The X-ray emitting gas effectively maps the shape of the gravitational field around the galaxy, which these observations show to be obviously elliptical, the MIT researchers said. "The hot gas," Mr. Buote said, "is a lot like water in an undisturbed bathtub. If the surface of the water was curved instead of flat, we would know that some force other than the gravity of the Earth must be acting on it."

The clue, according to the researchers, is that even at large distances from the center of the galaxy, as far as 33,000 light years, the X-ray picture shows a gravitational field that is elliptical, with a short axis only 3/4 the length of the long axis.

The 100 billion stars that make up the visible galaxy also follow an elliptical distribution, but it is well accepted that their shape is a consequence of their orbits, not the underlying gravitational field (by analogy, the sun's gravitational field is spherical in shape, but the orbits of all the planets lie in a single plane).

The argument for dark matter follows from the fact that most of the stars are located within about 20,000 light years of the galaxy's center. If the stars were the only kind of matter in the galaxy, the gravitational field would have to be nearly round at distances beyond 30,000 light years, the researchers said.

But the X-ray pictures show very significant ellipticity. The only way this could happen is if the galaxy contains an extended "halo" of dark matter with an absolute minimum of four times more mass than there is in stars. Its gravity would distort the X-ray gas to the observed shape. A more likely estimate for the amount of dark matter in the halo is about 10 times the amount in stars, the researchers said. The hot gas itself is only a small fraction of the mass of the galaxy.

"Our results are consistent with earlier estimates of the amounts of dark matter," Mr. Buote said. "The new thing is that we have nearly a pure geometric argument that requires no major assumptions about the nature of the hot gas. Since NGC 720 is very isolated from other large galaxies, the shape of the gas is unlikely to be distorted by environmental effects."

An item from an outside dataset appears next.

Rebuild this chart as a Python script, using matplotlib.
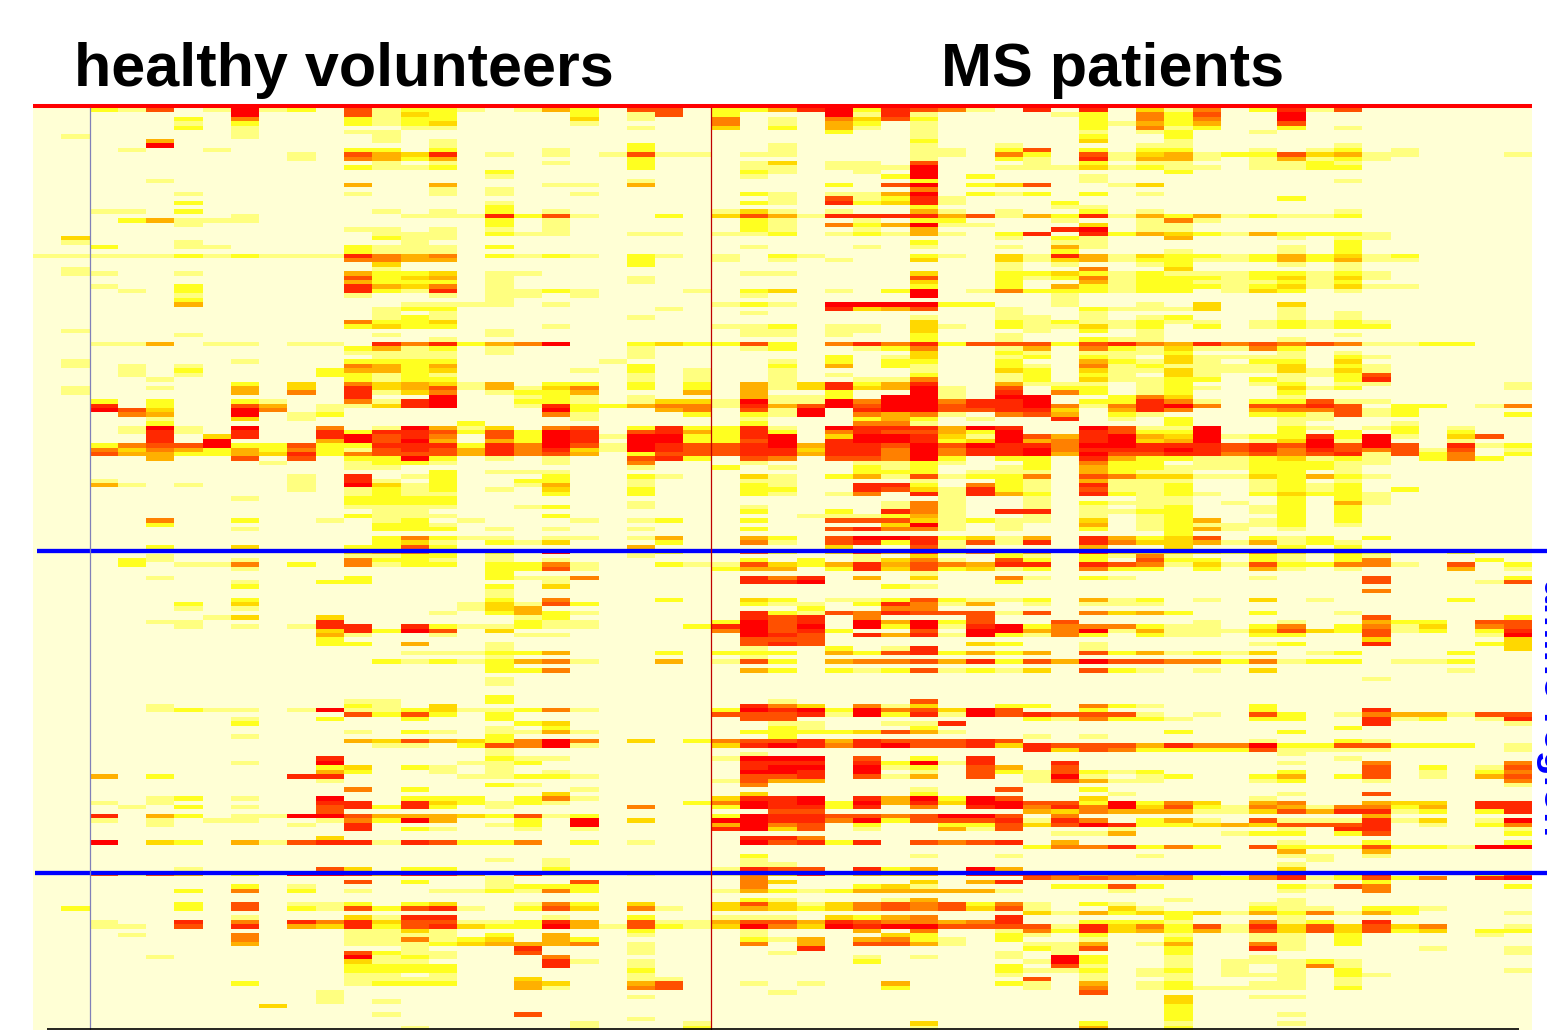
import matplotlib

matplotlib.use("Agg")
import matplotlib.pyplot as plt
import numpy as np
from matplotlib.colors import ListedColormap

# intensity level per row (0-8, "." = 0), short rows are padded with zeros
# columns 0-17
left_rows = [
    "..216.1812.61221.1", ".......8...6132", ".....2.5...2122", ".....1.2...2123", ".....2.1.....11",
    ".......1...11", ".1.....1....1", "....4.......1.1", "....8.........1", "...1..1....22.2",
    ".........1.6437.1", ".........1.5424", "............1.1", "...........2112", "................2",
    "................1", "....1", "...........4..4", "..............1.1", ".....1.....1..1.1",
    "", ".....2..........1", "................2", "..11.2......1.1.2", ".......1.....11172",
    "...24111........2", ".....1..........2", "...........11.1.1", "............111.21", ".3..........211",
    ".1...1.......1", "..2..11....2111.2", "...........2111", "111112121117545.21", "...........5544",
    "............3", ".1..........1", ".11..1.....4223.11", "...........6234.1", "...........4222.1",
    "..1..2.....7435.1", "...1.2.....7217.11", ".....1.....1..1.11", ".....2..........1", ".....4.......1111",
    "............122", "............1.1", "............121", "...........5223", "...........2322",
    ".1..............1", ".....1......1...1",
    "..............1",
    "..114.11.11.757245", "...........2412.1", "...........1111.1", "............111", ".1.....1...2222",
    ".1.1.1.....5424", "...1.2....24423", "...1.1....22121", "....1......2122", ".......2.3.534314",
    ".1..1..4.3.7346141", ".1.....4.5.7135.12", "...........7..8..1", "..2.2..21..5178..2", "..7.2..64.11378..1",
    "..863..85.1", "...54..8.12", "....1..3.1", "....2..........2", "...181.8..5.18413",
    "...171.7..72776262", "....7.37..78675.62", "....7.8...48684.42", "..2566822622777275", "..5354242521676475",
    "..6442243725666475", "....4..6.6.2282.1", "........1..1221", "...........11", "..............2.11",
    ".........1.7.12", "..1......1.71.2..2", "..41.1...1.8312..1", ".........1.1212.1", "...........1211",
    ".......1...2222", "...........2222", "...........1111..1", "............11", "...........2111",
    "....5..2..1.12.1", "....2.......221", ".......1....222.1", "", "............25211",
    "............231.21", "....2..3...2262", "...........3452.2", "....1......1122.1", "...21..1...5221.1",
    "...2.115.2.5122.22", ".......1........22", "................2",
    "....1......2....21", ".......1..22", ".......2........2", "................1", "................1",
    ".......2........2", ".....2.3.......131", ".....1.1.......134", "..............1.24", "......13..3......1",
    "....11....7......2", ".....1.1.177.72112", "..........37286.3", "..........41..1..1", "..........2",
    "..........22.4..1", "................1", ".............11122", "................1", "............212124",
    "................2", "................22", "", "................1", "................1",
    "", "", "................2", "...........11...2", "....1......21.3",
    "....1211.181123112", "...........6262.2", ".......1..2..2..2", ".......2.........2", "................1",
    "...........1.21.11", ".......1........2", "...........4364325", "............11.265", "................1",
    "................1", "..........7.....21", ".......1..8....112", "..........23.21.1", "..........42..1.1",
    "..4.2....77....112", "..........1", "................21", "...........5.2", "",
    "....12.1..8..222.2", "..1.1.....77.73212", "...1.2.1..67272.1", "..........6",
    "..7.42.11886444326", "..1.1.11..15284..2", "....1....1.7....12", "...........7.21..1", "",
    "..........3", "..8.32.41677176225", "", "", "",
    "................1", "", ".....1....63.22", "..6164.2.8874774.6", "................1",
    "...........6.2..1", ".......2.1......12", ".....2.5.2.1..1121", "", "",
    ".....2.6.112.23..1", ".2...2.6.2162671.2", "", ".......1...3177", "..1..7.5.757366112",
    "..11.6.7.437267322", "...........1131", "...1...5...1111.2", ".......5...115123", ".......4...1112344",
    ".............1...7", "...........6211..6", "....1......8121", "...........311", "...........2222",
    "...........2222", "...........11.1", "...........1111..3", ".......2...1222..4", ".................4",
    "..........1", "..........1", "..........1.1", "........3", "",
    "............1....6", "", "", ".............1",
]

# columns 18-34
middle_rows = [
    "42.66.2247827651", ".2.16.2...8171", ".3.1..5.1.5362", ".1....5.1.42.1", "...1..3.2.41.1",
    "..........2..1", ".............1", ".............2", "...2....1....1..1", "1..2....1....11.2",
    "1.1611.11....11.5", "...2.........1..2", "1..2...13.11.6", "...2...11.1118..1", ".......21..1.8",
    ".......1....28.2", "...1.........2", "11.4......2.68.23", ".............5", ".1.....21.1148.21",
    "........1.61271", ".......21.72371", ".............2", "1.....131.1..41.1", "61..2.36417777461",
    "1......21..1.22", "1......21.524811", "1......21..1.4", "1..11.112.12141.2", "................1",
    ".............2", ".......1...1.1..1", "", "21.21.1.21...21.3", "...2..1.1.1..3..3",
    "...2............1", "................1", ".......11....3..2", "...1.........6..2", "...1.........3..2",
    ".............2..2", "21...1.23.1.28.15", ".1.....1.....8", "", "1.....121.888822",
    "....1.....7346..1", ".......1........1", "...1.........1..1", ".............3..2", "1.....112.11.31.2",
    ".......11.11.3", ".......11.1..2..1",
    ".............2..1",
    "8..232262.5757266", "...1...12..125..1", "...1.........3..2", "...1......2.13..1", "..1.....1.2.22..2",
    "...2....2.4.21..2", ".1.2.1..1....1..3", "...1.1..1.1..2..1", "...1.1..1..115..1", "22.2.2.4137247..4",
    "35.2.2.41373481.6", "24...4.4..2..81.7", "21.1...4112.881.8", "21.13318118588577", "72245517468688677",
    "82..45.618.788667", "51...2.218.5451.5", ".1.....1...242.1", ".......2...551", "56.272271.8777487",
    "87.674272.5766428", "871882278.3887318", "87.882268.7887238", "86187667847768687", "73187667737758577",
    "64.26667747758577", "1..672.65.66582.2", "1..5...1...1121", "...1..2.1..212..1", "1..........222.11",
    "2..21..31.2416122", "2..1...11....1..2", "4..1...21..772.52", "3..2...22..763172", "2..2...21.15.7174",
    "..............1", "...1........151..2", "2..1...1....151..1", ".......2..2.751.7", "2........111241",
    ".1.12..2..6663121", "............381.1", "1..1...2..67551.1", "", "11.14..42.6887231",
    "3...2..51.6727161", "...4......3..61", "8..12..62.3747252", "...1.......1.3..2", "1......2.2.1351.6",
    "51..2116324746547", "61....244.2736231", ".............1",
    "15.....757.4.3..5", "1......778......2", "3...........21", "", "",
    "5...2..32.1126211", "62.....211.27514", ".........2..55", "21.....7216576661", "2......767.5...6",
    "11....2867.84826", "11...27868.828178", "......58672..6.88", "1......876.747182", ".......666",
    ".......676.....32", ".......1..2.17", "4...2.222.4267242", ".......1", "51..4.162.4556472",
    "", "5......42.2126121", "", "", "",
    "", "", "", "........1....6", ".......753.513..2",
    "51....28782856386", "......66671827186", ".......66", "3.......11..117", "2.......21...2",
    "41.....22223641", "........2", "85.3.256674766676", "81....37875786673", "",
    ".......1", "1.....1888.6.2.7", ".......777.72817", ".......788.812.64", "1......887.8.1.62",
    "21.....667.614.6", "......1644", ".......5", ".1...........1..6", "3......3.....2",
    "51....3778.748286", "1....258782847388", "...5..287727.5.78", "........66",
    "12....28776656886", ".8.3..88775826667", ".8....4856.2..226", ".1....7836.1..416", "",
    ".......775", ".2.1...86727.6567", "", "", ".......2.....1..1",
    "1......1", "1......11", "2.....1766.724.84", "1..1..15371434.77", ".......5",
    ".6.....53....3.47", "22.....5...231", "52....14212444441", "", ".......21...14",
    "52.3..36313565625", "63.51.34323565636", "", "1..2..111.3245..7", "74.61146647655457",
    "84162138538788666", "...2...1...4.5..1", "4..1...1....32..2", "42.....214.4521.2", "45.1...5.4.6641..1",
    "...1.....7", "...1....1.......1", "5..........1.1..1", "71.1.......2", "7..1............2",
    "...2............2", "...1............1", "...11", "3..46..1.1..4...2", "1..56.......2",
    "........1", "...1", "", "", "",
    "", "...1", ".1...1.......3", ".1...2.......1",
]

# columns 35-52
right_rows = [
    "7.7.315.2716", ".12.526..8", "..2.525..8", "..21424..6", "..2.512..2.1",
    "..1.12..1", "..2..2", "..3..1", "....11.....1", "6.2.22..1.12.1",
    "2.613412263411...1", "1.71441.14121", "1.2.11..1121", "1131211.1122", ".....2",
    "..1", "..1........1", "6..13", "", "2.2.1",
    ".........2", ".2", ".11", "..2.1......1", "427142412112",
    ".1..151", "..3.11", ".78.11", "7.72432142221", ".21..4...1.11",
    ".11........2", ".41......1.2", ".2...1...1.2", "17413221242312", "13412211242411",
    ".1..12...1.1", "..5..3.....1", "2321211122121", "1251222123131", "..4122111212",
    ".4212221231311", "222122.132.1", ".1", ".1", ".1..1.3..3",
    "..21113..1", "..1......1.1", "1.1.12...1.1", "1211211.12121", "11312.2.12122",
    "1.2.1", "....1......1",
    "..211....1",
    "6267547565651122", "4.52131152", "1.1112...1.1", "2.21.31111.21", "..42131.22.3",
    "1.51211113.21", "2.31131113131", "2.21.31..1126", "2.31122.21.27", "111.12..12.11....1",
    ".22.121..312.....1", ".52.12...2", "8..253...1", "8.22751.22611", "8515785.6676.22.15",
    "73.475..455612", "64.21...221612...2", ".7.1.2...11", ".....2...1...1", "..86118..21.12.1",
    "..76228..2.2.2.2", "64784381227281.36", "4578348.13818..1", "75887776768686.712", "8577787675765616.1",
    "8486677565671625.2", "2.74221123121.252", "2.522.1122211", "2.4221112221", "1.4211..22.1",
    "5.65331132421", "1.4111..12.1", "1.7112..1212", "1.6112..1212.2", "2.72121.23221",
    "1...11...2.21", "1.2111.1.2.41", "1.1.12..12.2", "7.1122..12.2", "1.1.12...2.2",
    "1.3.124.12.2", "..4.121112.1", "..2.1241.1", ".....2", "4.74236.212.2",
    "7.7533414121", "..4..3...2.2", "4.73333253132..2", "1.2151..21.21", "2.2.622.21.25...2",
    "7.765131622551.6.2", "2.522.2.41.1...4.1", "",
    "1.21....1...6....2", "............6...16", "", "............5", "",
    "2.412.1.3.1....2", "1.111", "", "6.5342..2..1", "............6....2",
    ".6....1..1..422.66", "2555211.25.2513.56", "458141113632612.27", "152.211.22..6...18", "............3....3",
    "..1.....12..7...23", "..1..............3", "4.6241213.12...2", "", "648665525122.112",
    "", "3.621.1.3......1", "", "............1", "",
    "", "", "", "", "2.521...2",
    "..2.....2...7", "76661.1.62.1544166", "215221..22..712.17", "............7....1", "...........2",
    ".....2...2", "1.1", "........1..21", "7666475582266222.1", "7365222261111....1",
    ".........1", "...........1", ".7.......1..5....5", ".6..........6.2.16", "16212....2..6.1.25",
    "181.12..24.26.1.46", "16411...12..1....5", ".................1", "..2", "...1.....1..6",
    "..3.....1", "6628253.45..433.77", "575836215415524.77", "435444113647712.27",
    ".5..........4",
    "175.241.6111713.18", "3687223436667.1.25", "...1.....1.77....1", ".114...122.26....2", "",
    ".4.......1..2....2", "2557252.6222622188", ".........4..4", "....1....11.1", "..........1",
    ".........1", ".........3", "7645451.57.27...26", "656555225712625.78", "............2",
    ".2262....2165....2", "...1.....1..5", "", ".....1...1", "1.21....11",
    "1..31...211.221", "31423231425142...1", ".....2...1", "..2221..512.7", "617352617363635..1",
    "527342416363623.22", "1.2..1..11.2....1", "..1..2..11.2", "114.14..51.2", "216..2..71....1..1",
    ".1...2...........1", ".82..1..1", "182..1.11121", ".61..1.1.151", "112.12.1.1.2.....1",
    "..1.11.111.21", "6.1..1...1.1", "1.4.12..11.1", "1.5.121111.2", "..6",
    ".....3..11", ".....3", ".....2", ".....2", ".....2...1",
    ".....2", "..2..1...1", "..4..2", "..6..2",
]

group_titles = ["healthy volunteers", "MS patients"]
side_label = "amino region"
level_colors = ["#ffffd5", "#ffff80", "#ffff20", "#ffd800", "#ffb000",
                "#ff8000", "#ff5000", "#ff2800", "#ff0000"]

W, H = 1547, 1030


def to_levels(rows, width):
    out = []
    for row in rows:
        row = row.ljust(width, ".")[:width]
        out.append([0 if ch == "." else int(ch) for ch in row])
    return np.array(out)


def fx(px):
    return px / W


def fy(py):
    return 1 - py / H


n = min(len(left_rows), len(middle_rows), len(right_rows))
matrix = np.hstack([to_levels(left_rows[:n], 18),
                    to_levels(middle_rows[:n], 17),
                    to_levels(right_rows[:n], 18)])

fig = plt.figure(figsize=(W / 100, H / 100), dpi=100, facecolor="white")
ax = fig.add_axes([fx(33), fy(1030), (1532 - 33) / W, (1030 - 108.3) / H])
ax.imshow(matrix, aspect="auto", cmap=ListedColormap(level_colors), vmin=-0.5, vmax=8.5,
          interpolation="nearest")
ax.axis("off")

title_font = dict(family="Liberation Sans", fontweight="bold", fontsize=44,
                  va="baseline", ha="left", color="black")
fig.text(fx(73.5), fy(86), group_titles[0], **title_font)
fig.text(fx(941.5), fy(86), group_titles[1], **title_font)

overlay = fig.add_axes([0, 0, 1, 1], facecolor="none")
overlay.set_xlim(0, W)
overlay.set_ylim(H, 0)
overlay.axis("off")
overlay.plot([33, 1532], [105.5, 105.5], color="#ff0000", lw=2.9, solid_capstyle="butt")
overlay.plot([37, W], [551.3, 551.3], color="#0000ff", lw=3.1, solid_capstyle="butt")
overlay.plot([35, W], [872.5, 872.5], color="#0000ff", lw=3.1, solid_capstyle="butt")
overlay.plot([89.5, 89.5], [108, 1030], color="#8080b8", lw=0.9)
overlay.plot([711, 711], [108, 1030], color="#c00000", lw=0.9)
overlay.plot([47, 1519], [1029.3, 1029.3], color="black", lw=1.2, solid_capstyle="butt")

fig.text(fx(1543.5), fy(579), side_label, family="Liberation Sans", fontweight="bold",
         fontsize=29.5, color="#0000ff", rotation=270, rotation_mode="anchor",
         ha="left", va="baseline")

fig.savefig("out.png", dpi=100)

For the past decade, some astronomers have maintained that all existing evidence for dark matter may instead indicate a breakdown of Newton's Laws over large distances or, equivalently, when the force of gravity is very weak.

A general theory known as Modification of Newtonian Dynamics or MOND was developed largely by Professor Mordehai Milgrom of the Weizman Institute in Israel to explain away previous evidence without invoking dark matter, but at the expense of either Newton's universal law of gravitation or his law of inertia.

Einstein's theory of General Relativity already supplants Newton's gravitation, but the effects are tiny except near unusually dense objects like black holes, Professor Canizares said. Over most of the universe, Newton's law has been thought to work to extremely high accuracy, except for the skeptics like Milgrom. But a preliminary analysis shows that MOND cannot explain the flattened gravitational field seen in NGC 720-it too should predict a nearly spherical shape, Professor Canizares said. If this is confirmed by the detailed analysis, then dark matter would be the only viable explanation.

Professor Canizares noted that "most astronomers have continued to believe in Newton, but we've also harbored secret doubts now and then. I think this evidence permits us to rest a lot easier about Sir Isaac."

Another interesting finding is that the dark matter halo of NGC 720 itself has the shape of a flattened ellipsoid with one axis roughly twice the other. This can give clues about the processes that formed the galaxy, presumably billions of years ago when the universe was only a fraction of its present age, the MIT researchers say.

The flat halo is consistent with predictions from the currently popular Cold Dark Matter model of cosmology. Numerical simulations carried out on large supercomputers predict galaxy halos, which, on average, are flatter than the distribution of stars in elliptical galaxies. The new observations support those predictions, Mr. Buote said.

A version of this article appeared in the June 16, 1993 issue of MIT Tech Talk (Volume 37, Number 36).